• [WHAT YOU ARE ASKED TO DO]:
Reproduce all the lines exactly as they stand, apart from the pictures.
—————
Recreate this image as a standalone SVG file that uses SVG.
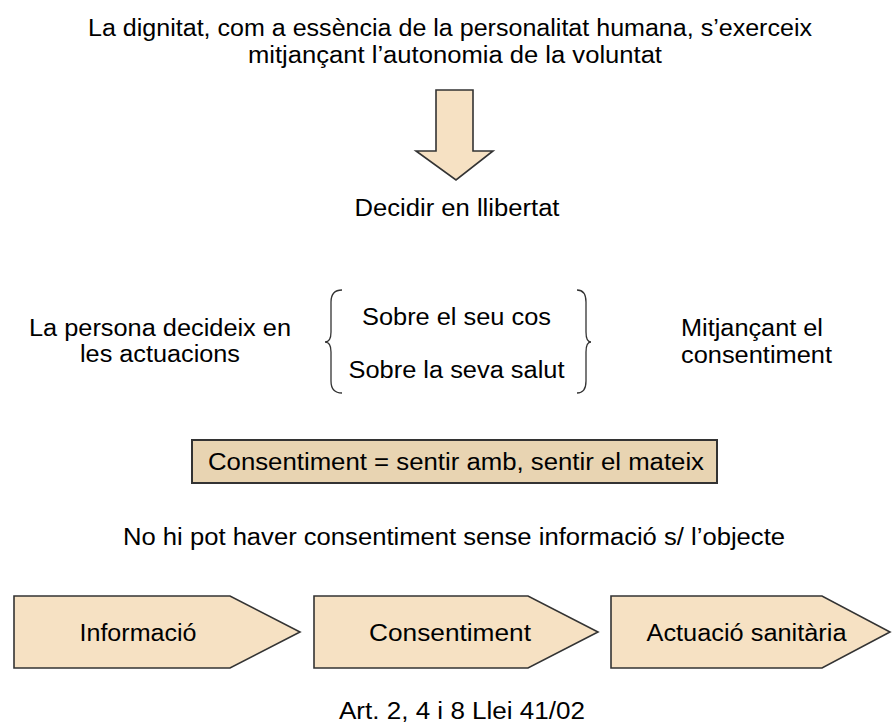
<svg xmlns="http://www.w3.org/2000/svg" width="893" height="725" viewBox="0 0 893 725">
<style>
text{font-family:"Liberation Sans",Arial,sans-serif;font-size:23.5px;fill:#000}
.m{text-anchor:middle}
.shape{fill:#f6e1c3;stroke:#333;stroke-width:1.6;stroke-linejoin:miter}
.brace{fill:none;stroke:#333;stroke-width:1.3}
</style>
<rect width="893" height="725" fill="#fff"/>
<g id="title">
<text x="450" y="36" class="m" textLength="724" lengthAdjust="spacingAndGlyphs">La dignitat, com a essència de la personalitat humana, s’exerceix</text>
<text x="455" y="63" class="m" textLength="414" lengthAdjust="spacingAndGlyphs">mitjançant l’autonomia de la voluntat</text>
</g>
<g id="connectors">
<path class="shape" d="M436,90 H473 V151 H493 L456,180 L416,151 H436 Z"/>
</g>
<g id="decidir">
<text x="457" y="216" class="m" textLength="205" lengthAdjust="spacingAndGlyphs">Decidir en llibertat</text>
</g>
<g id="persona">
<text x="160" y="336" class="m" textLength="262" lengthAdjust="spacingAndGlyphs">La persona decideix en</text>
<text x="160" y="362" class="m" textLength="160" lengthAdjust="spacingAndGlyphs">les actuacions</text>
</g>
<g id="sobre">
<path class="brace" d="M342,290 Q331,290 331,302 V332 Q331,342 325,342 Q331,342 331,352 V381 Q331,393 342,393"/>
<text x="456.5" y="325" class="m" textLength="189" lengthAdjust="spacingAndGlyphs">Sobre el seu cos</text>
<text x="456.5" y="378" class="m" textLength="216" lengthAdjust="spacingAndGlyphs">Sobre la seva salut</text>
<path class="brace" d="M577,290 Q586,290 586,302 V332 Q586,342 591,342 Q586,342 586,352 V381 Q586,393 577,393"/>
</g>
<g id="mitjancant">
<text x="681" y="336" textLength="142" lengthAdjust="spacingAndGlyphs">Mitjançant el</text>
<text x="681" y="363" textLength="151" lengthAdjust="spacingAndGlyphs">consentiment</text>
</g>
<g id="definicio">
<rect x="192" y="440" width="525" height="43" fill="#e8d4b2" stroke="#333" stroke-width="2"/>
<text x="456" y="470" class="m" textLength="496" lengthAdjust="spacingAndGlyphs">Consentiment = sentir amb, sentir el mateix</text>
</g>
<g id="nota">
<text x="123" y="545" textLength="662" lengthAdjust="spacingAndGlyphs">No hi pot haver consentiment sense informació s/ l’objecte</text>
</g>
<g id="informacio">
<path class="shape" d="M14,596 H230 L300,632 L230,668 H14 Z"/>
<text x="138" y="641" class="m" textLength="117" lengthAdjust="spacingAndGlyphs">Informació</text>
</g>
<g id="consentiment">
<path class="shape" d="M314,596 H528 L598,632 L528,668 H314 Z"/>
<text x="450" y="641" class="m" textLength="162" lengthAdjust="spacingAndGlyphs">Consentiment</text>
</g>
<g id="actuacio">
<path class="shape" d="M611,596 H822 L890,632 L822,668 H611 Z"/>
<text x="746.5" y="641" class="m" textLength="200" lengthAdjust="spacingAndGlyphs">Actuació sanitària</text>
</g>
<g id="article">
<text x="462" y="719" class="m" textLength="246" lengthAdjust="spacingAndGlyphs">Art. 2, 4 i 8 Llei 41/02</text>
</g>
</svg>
—————
• [IN RESPONSE]:
Recreate this image as a standalone SVG file that uses SVG.
<svg xmlns="http://www.w3.org/2000/svg" width="893" height="725" viewBox="0 0 893 725">
<style>
text{font-family:"Liberation Sans",Arial,sans-serif;font-size:23.5px;fill:#000}
.m{text-anchor:middle}
.shape{fill:#f6e1c3;stroke:#333;stroke-width:1.6;stroke-linejoin:miter}
.brace{fill:none;stroke:#333;stroke-width:1.3}
</style>
<rect width="893" height="725" fill="#fff"/>
<g id="title">
<text x="450" y="36" class="m" textLength="724" lengthAdjust="spacingAndGlyphs">La dignitat, com a essència de la personalitat humana, s’exerceix</text>
<text x="455" y="63" class="m" textLength="414" lengthAdjust="spacingAndGlyphs">mitjançant l’autonomia de la voluntat</text>
</g>
<g id="connectors">
<path class="shape" d="M436,90 H473 V151 H493 L456,180 L416,151 H436 Z"/>
</g>
<g id="decidir">
<text x="457" y="216" class="m" textLength="205" lengthAdjust="spacingAndGlyphs">Decidir en llibertat</text>
</g>
<g id="persona">
<text x="160" y="336" class="m" textLength="262" lengthAdjust="spacingAndGlyphs">La persona decideix en</text>
<text x="160" y="362" class="m" textLength="160" lengthAdjust="spacingAndGlyphs">les actuacions</text>
</g>
<g id="sobre">
<path class="brace" d="M342,290 Q331,290 331,302 V332 Q331,342 325,342 Q331,342 331,352 V381 Q331,393 342,393"/>
<text x="456.5" y="325" class="m" textLength="189" lengthAdjust="spacingAndGlyphs">Sobre el seu cos</text>
<text x="456.5" y="378" class="m" textLength="216" lengthAdjust="spacingAndGlyphs">Sobre la seva salut</text>
<path class="brace" d="M577,290 Q586,290 586,302 V332 Q586,342 591,342 Q586,342 586,352 V381 Q586,393 577,393"/>
</g>
<g id="mitjancant">
<text x="681" y="336" textLength="142" lengthAdjust="spacingAndGlyphs">Mitjançant el</text>
<text x="681" y="363" textLength="151" lengthAdjust="spacingAndGlyphs">consentiment</text>
</g>
<g id="definicio">
<rect x="192" y="440" width="525" height="43" fill="#e8d4b2" stroke="#333" stroke-width="2"/>
<text x="456" y="470" class="m" textLength="496" lengthAdjust="spacingAndGlyphs">Consentiment = sentir amb, sentir el mateix</text>
</g>
<g id="nota">
<text x="123" y="545" textLength="662" lengthAdjust="spacingAndGlyphs">No hi pot haver consentiment sense informació s/ l’objecte</text>
</g>
<g id="informacio">
<path class="shape" d="M14,596 H230 L300,632 L230,668 H14 Z"/>
<text x="138" y="641" class="m" textLength="117" lengthAdjust="spacingAndGlyphs">Informació</text>
</g>
<g id="consentiment">
<path class="shape" d="M314,596 H528 L598,632 L528,668 H314 Z"/>
<text x="450" y="641" class="m" textLength="162" lengthAdjust="spacingAndGlyphs">Consentiment</text>
</g>
<g id="actuacio">
<path class="shape" d="M611,596 H822 L890,632 L822,668 H611 Z"/>
<text x="746.5" y="641" class="m" textLength="200" lengthAdjust="spacingAndGlyphs">Actuació sanitària</text>
</g>
<g id="article">
<text x="462" y="719" class="m" textLength="246" lengthAdjust="spacingAndGlyphs">Art. 2, 4 i 8 Llei 41/02</text>
</g>
</svg>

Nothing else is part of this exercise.